═══ GIVEN RECORDS
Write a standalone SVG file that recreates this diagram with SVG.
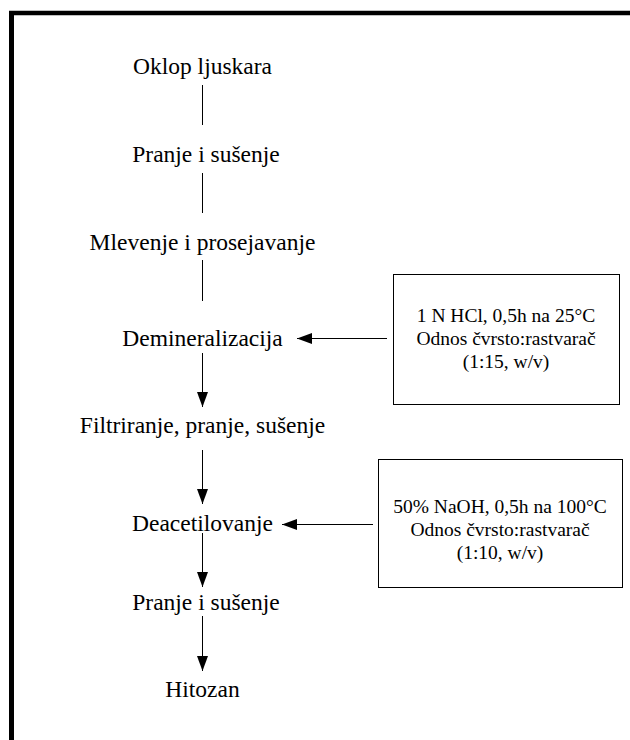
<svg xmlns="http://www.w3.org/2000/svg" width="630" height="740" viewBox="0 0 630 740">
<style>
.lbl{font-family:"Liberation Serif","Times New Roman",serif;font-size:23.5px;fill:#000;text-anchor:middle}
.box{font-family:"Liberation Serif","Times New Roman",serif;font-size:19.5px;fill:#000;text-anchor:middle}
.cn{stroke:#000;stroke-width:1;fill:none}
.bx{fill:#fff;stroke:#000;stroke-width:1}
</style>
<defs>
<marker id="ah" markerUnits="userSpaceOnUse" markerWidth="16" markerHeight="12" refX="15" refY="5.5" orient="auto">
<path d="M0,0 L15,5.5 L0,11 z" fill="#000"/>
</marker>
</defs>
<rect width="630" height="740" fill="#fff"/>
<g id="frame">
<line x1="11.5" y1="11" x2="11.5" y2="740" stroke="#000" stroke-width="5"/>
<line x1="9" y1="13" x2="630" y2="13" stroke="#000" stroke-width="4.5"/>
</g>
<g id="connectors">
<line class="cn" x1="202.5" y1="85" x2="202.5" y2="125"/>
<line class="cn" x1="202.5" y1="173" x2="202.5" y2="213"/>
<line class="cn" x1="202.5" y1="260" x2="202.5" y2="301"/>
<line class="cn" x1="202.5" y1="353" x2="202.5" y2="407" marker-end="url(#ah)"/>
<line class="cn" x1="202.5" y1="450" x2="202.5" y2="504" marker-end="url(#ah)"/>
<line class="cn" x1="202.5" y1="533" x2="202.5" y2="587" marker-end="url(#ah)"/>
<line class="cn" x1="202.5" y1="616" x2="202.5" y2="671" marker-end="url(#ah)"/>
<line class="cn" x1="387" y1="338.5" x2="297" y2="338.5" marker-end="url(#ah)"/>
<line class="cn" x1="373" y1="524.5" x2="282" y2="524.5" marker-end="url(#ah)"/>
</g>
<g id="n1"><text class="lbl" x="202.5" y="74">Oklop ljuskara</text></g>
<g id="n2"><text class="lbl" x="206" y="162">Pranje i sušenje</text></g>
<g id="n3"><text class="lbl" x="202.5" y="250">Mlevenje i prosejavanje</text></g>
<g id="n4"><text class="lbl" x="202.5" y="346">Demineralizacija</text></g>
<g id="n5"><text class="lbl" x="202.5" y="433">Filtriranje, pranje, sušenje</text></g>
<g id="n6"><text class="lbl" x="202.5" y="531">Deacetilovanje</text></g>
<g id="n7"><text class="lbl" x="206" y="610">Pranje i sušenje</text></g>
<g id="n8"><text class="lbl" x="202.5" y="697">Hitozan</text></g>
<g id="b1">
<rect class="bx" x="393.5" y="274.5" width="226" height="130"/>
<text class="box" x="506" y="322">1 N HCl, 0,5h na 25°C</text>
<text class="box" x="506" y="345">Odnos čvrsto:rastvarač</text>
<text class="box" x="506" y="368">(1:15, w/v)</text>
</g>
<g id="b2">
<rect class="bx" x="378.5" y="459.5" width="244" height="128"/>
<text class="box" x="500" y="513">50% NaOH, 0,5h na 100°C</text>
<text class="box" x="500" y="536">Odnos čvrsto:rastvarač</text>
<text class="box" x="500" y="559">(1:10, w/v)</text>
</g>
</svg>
══════
═══ GIVEN RECORDS
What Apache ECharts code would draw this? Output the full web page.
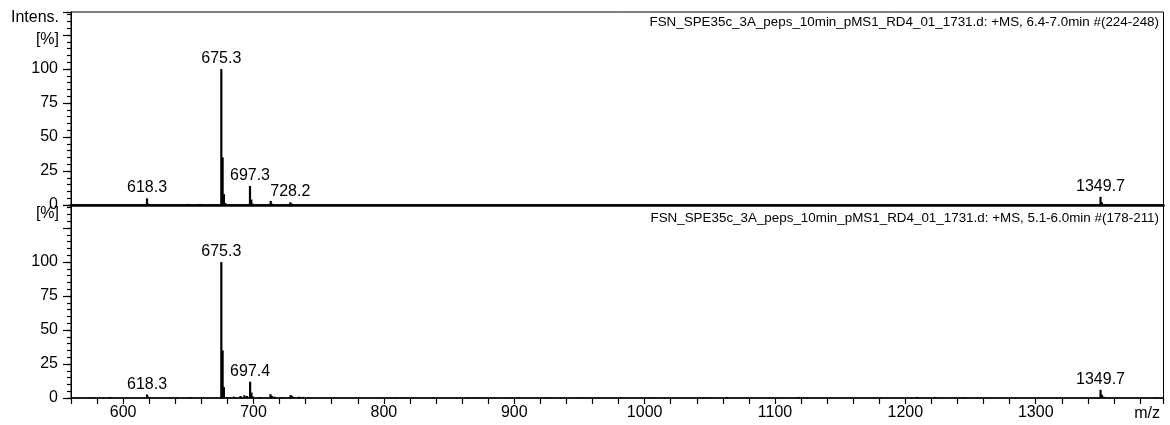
══════
═══ GIVEN RECORDS
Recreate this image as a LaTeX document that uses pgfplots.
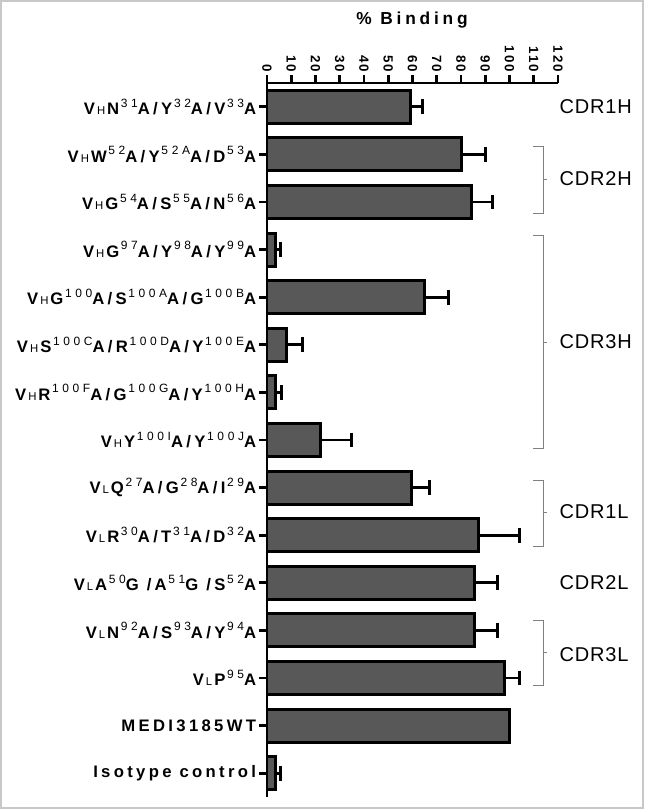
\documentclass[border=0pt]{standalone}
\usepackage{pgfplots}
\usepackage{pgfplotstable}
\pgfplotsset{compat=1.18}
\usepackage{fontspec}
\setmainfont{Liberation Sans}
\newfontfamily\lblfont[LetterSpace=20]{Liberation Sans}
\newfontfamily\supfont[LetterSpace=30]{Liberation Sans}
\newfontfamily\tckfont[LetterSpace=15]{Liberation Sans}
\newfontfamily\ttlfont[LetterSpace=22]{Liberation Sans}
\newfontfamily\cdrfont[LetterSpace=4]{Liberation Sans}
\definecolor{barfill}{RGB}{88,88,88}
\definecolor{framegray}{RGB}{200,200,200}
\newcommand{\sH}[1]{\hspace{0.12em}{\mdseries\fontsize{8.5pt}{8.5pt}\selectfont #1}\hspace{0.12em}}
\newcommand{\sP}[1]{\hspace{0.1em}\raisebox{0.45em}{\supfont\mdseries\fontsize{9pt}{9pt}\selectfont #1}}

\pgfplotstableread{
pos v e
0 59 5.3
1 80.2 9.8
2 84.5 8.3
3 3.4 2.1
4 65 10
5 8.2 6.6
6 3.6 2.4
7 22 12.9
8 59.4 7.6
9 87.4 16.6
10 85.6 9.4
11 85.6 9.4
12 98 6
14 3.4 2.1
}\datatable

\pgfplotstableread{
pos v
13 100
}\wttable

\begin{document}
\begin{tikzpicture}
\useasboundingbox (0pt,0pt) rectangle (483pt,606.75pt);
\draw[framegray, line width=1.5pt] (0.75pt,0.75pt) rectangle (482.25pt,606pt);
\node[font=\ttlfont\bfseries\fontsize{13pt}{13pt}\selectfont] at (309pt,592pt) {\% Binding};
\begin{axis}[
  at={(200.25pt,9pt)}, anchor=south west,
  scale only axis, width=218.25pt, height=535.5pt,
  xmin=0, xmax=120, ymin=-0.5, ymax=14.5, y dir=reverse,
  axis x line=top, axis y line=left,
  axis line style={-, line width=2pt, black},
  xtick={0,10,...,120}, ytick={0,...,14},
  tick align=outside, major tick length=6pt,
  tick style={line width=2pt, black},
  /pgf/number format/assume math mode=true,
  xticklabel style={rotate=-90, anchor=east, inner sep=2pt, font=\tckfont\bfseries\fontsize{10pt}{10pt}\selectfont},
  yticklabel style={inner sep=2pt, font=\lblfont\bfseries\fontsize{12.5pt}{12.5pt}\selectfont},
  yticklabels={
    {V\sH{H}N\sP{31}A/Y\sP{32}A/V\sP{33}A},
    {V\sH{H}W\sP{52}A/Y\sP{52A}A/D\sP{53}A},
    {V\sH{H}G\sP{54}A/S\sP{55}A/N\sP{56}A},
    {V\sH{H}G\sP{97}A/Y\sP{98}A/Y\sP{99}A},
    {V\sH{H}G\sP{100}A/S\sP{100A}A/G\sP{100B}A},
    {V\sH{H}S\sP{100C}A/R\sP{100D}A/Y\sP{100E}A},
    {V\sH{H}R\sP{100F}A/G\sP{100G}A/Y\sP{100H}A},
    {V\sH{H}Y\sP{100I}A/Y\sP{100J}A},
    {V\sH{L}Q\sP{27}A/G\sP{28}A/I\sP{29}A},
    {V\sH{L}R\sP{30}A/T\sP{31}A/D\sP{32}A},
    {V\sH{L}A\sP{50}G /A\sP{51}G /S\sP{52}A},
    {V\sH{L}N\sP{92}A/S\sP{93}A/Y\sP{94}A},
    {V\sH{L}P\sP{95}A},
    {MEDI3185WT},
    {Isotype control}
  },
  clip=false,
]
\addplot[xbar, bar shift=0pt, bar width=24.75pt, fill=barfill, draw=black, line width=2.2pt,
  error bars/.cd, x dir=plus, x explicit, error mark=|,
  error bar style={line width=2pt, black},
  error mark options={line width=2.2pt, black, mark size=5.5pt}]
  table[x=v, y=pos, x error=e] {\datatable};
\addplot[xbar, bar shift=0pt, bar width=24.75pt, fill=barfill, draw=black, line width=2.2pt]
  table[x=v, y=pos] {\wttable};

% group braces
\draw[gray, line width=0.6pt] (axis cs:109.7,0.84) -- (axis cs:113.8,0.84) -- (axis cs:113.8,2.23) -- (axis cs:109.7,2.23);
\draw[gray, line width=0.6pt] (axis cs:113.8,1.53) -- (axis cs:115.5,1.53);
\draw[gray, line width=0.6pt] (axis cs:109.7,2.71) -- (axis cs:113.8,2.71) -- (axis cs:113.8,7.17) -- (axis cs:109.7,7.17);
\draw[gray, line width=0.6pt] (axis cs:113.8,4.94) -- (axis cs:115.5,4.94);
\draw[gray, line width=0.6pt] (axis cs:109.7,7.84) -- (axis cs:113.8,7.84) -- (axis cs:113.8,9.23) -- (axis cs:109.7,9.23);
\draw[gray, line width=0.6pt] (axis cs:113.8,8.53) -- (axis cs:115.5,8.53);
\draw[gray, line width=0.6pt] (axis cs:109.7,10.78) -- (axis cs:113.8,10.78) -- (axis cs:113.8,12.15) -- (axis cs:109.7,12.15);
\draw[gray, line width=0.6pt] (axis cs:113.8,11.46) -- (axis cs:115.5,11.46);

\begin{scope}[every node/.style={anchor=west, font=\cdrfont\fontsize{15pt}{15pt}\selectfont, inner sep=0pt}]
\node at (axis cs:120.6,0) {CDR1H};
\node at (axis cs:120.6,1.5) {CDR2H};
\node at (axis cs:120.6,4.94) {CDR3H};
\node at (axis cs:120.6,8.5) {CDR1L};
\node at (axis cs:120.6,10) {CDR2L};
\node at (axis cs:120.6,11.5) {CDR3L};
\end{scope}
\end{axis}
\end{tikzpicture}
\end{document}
══════
§ **PROBLEM DETAILS**
Lines containing the word "standalone" must all be returned from the material above.

§ **TASK RESPONSE**
Write a standalone SVG file that recreates this diagram with SVG.
\documentclass[border=0pt]{standalone}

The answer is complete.